EXERCISE TASK: Find the lines containing the word "matplotlib" and copy every one of them.

RECORDED INFORMATION:

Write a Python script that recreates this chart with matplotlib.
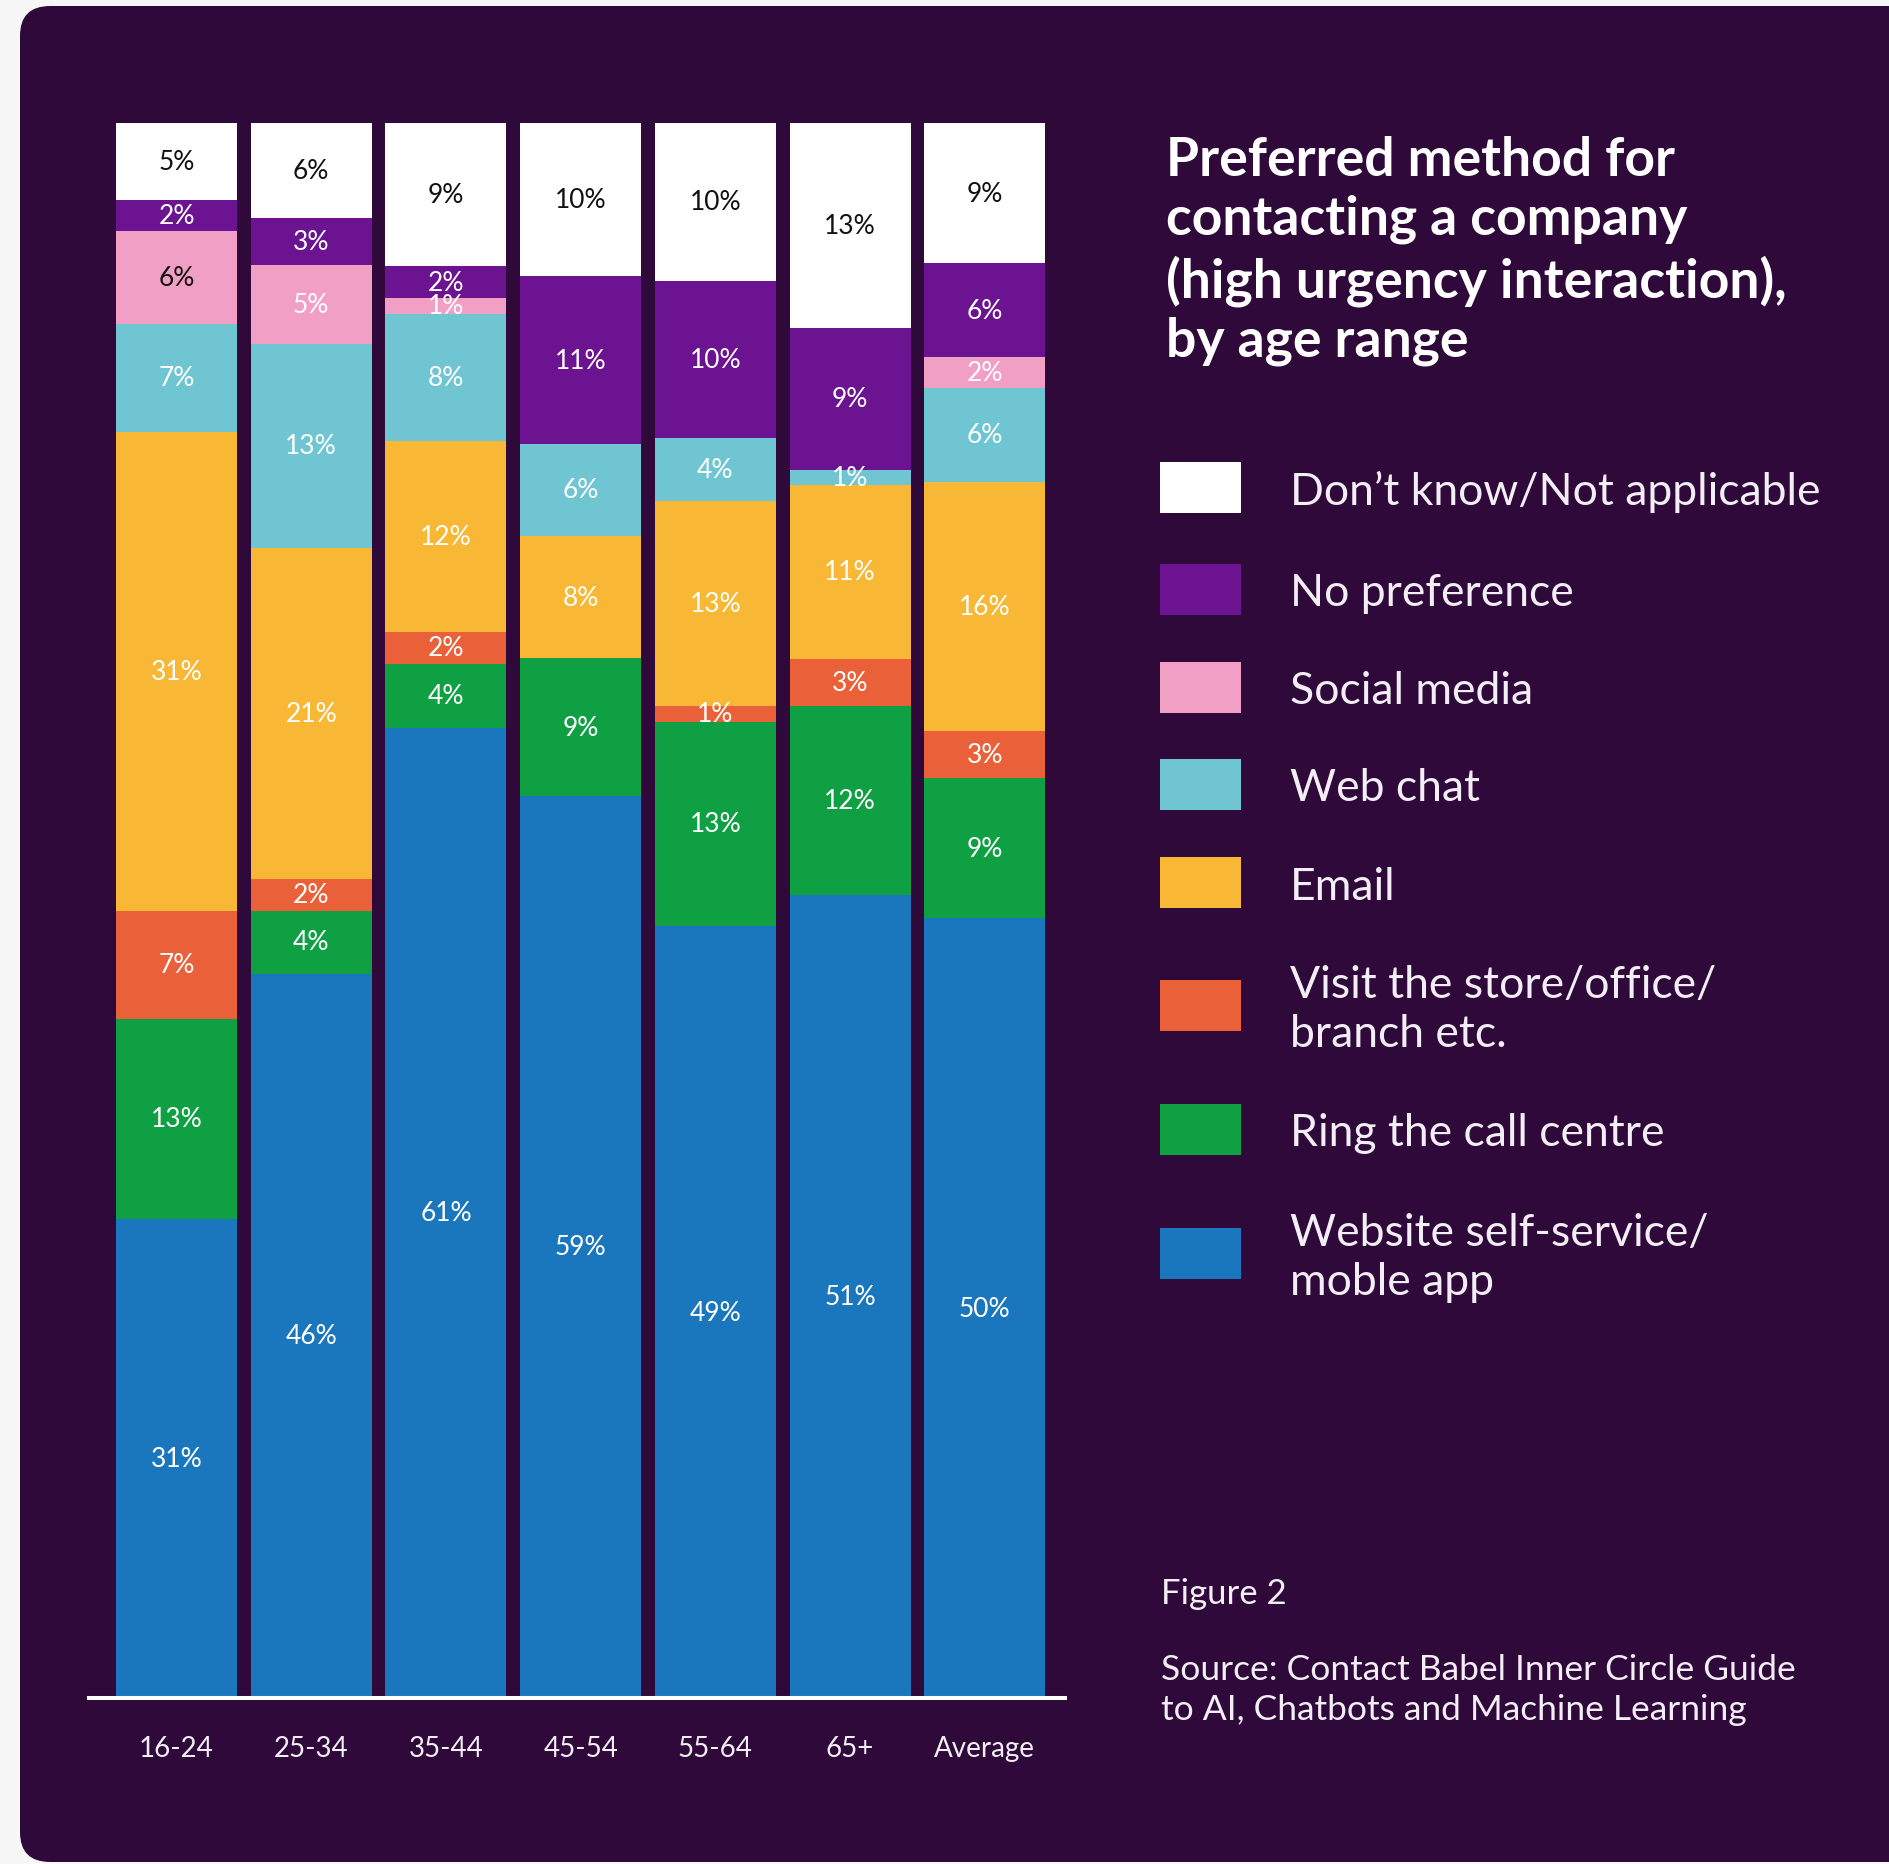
import matplotlib
matplotlib.use("Agg")
import matplotlib.pyplot as plt
from matplotlib.patches import FancyBboxPatch, Rectangle
import numpy as np

plt.rcParams['font.family'] = ['Lato', 'DejaVu Sans']

categories = ['16-24', '25-34', '35-44', '45-54', '55-64', '65+', 'Average']
series_names = ['Website self-service/\nmoble app', 'Ring the call centre',
                'Visit the store/office/\nbranch etc.', 'Email', 'Web chat',
                'Social media', 'No preference', 'Don\u2019t know/Not applicable']
website = [31, 46, 61, 59, 49, 51, 50]
call_centre = [13, 4, 4, 9, 13, 12, 9]
visit_store = [7, 2, 2, 0, 1, 3, 3]
email = [31, 21, 12, 8, 13, 11, 16]
web_chat = [7, 13, 8, 6, 4, 1, 6]
social_media = [6, 5, 1, 0, 0, 0, 2]
no_preference = [2, 3, 2, 11, 10, 9, 6]
dont_know = [5, 6, 9, 10, 10, 13, 9]

series_values = [website, call_centre, visit_store, email, web_chat,
                 social_media, no_preference, dont_know]
colors = ['#1b77bd', '#10a044', '#ea6139', '#f8b836', '#70c5d2',
          '#f29fc5', '#6b1391', '#ffffff']
label_colors = ['white', 'white', 'white', 'white', 'white',
                'white', 'white', '#111111']
dark_label_cells = [(5, 0)]  # (series index, category index) labelled in dark text

BG = '#2e0939'
TXT = '#f3eef5'

W, H = 1889, 1865
fig = plt.figure(figsize=(W / 100, H / 100), dpi=100, facecolor='#f7f7f7')

# rounded dark panel
panel = FancyBboxPatch((20 / W, 2 / H), (W + 60) / W, 1856 / H,
                       boxstyle="round,pad=0,rounding_size=0.016",
                       transform=fig.transFigure, facecolor=BG,
                       edgecolor='none', zorder=-5)
fig.patches.append(panel)

# axes
ax_left, ax_right = 89, 1065
ax_top, ax_bot = 124, 1699
ax = fig.add_axes([ax_left / W, (H - ax_bot) / H, (ax_right - ax_left) / W,
                   (ax_bot - ax_top) / H])
ax.set_facecolor('none')
ax.set_zorder(2)

x = np.arange(len(categories))
vals = np.array(series_values, dtype=float)
totals = vals.sum(axis=0)
heights = vals / totals * 100.0

bottom = np.zeros(len(categories))
for si, (h, col) in enumerate(zip(heights, colors)):
    ax.bar(x, h, width=0.898, bottom=bottom, color=col, edgecolor='none', zorder=2)
    for ci in range(len(categories)):
        v = vals[si, ci]
        if v > 0:
            tc = label_colors[si]
            if (si, ci) in dark_label_cells:
                tc = '#111111'
            ax.text(x[ci], bottom[ci] + h[ci] / 2, f'{int(v)}%', ha='center',
                    va='center', fontsize=19, color=tc, zorder=3)
    bottom += h

ax.set_xlim(-0.65, 6.596)
ax.set_ylim(0, 100)
for s in ['top', 'right', 'left']:
    ax.spines[s].set_visible(False)
ax.spines['bottom'].set_color('white')
ax.spines['bottom'].set_linewidth(2.9)
ax.spines['bottom'].set_zorder(4)
ax.set_yticks([])
ax.set_xticks(x)
ax.set_xticklabels(categories, fontsize=20, color=TXT)
ax.tick_params(axis='x', length=0, pad=27)

# title
fig.text(1166 / W, 1 - 136 / H,
         'Preferred method for\ncontacting a company\n(high urgency interaction),\nby age range',
         fontsize=38.5, fontweight='bold', color='white', ha='left', va='top',
         linespacing=1.25)

# legend (top to bottom)
leg_y = [488, 590, 688, 785, 883, 1006, 1130, 1254]
order = list(range(len(series_names)))[::-1]
for yy, si in zip(leg_y, order):
    fig.patches.append(Rectangle((1160 / W, 1 - (yy + 25.5) / H), 81 / W, 51 / H,
                                 transform=fig.transFigure,
                                 facecolor=colors[si], edgecolor='none'))
    fig.text(1290 / W, 1 - (yy + 4) / H, series_names[si], fontsize=32, color=TXT,
             ha='left', va='center', linespacing=1.25)

fig.text(1161 / W, 1 - 1594 / H, 'Figure 2', fontsize=25, color=TXT,
         ha='left', va='center')
fig.text(1161 / W, 1 - 1690 / H,
         'Source: Contact Babel Inner Circle Guide\nto AI, Chatbots and Machine Learning',
         fontsize=25.5, color=TXT, ha='left', va='center', linespacing=1.3)

fig.savefig('out.png', dpi=100, facecolor=fig.get_facecolor())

ANSWER:
Write a Python script that recreates this chart with matplotlib.
import matplotlib
matplotlib.use("Agg")
import matplotlib.pyplot as plt
from matplotlib.patches import FancyBboxPatch, Rectangle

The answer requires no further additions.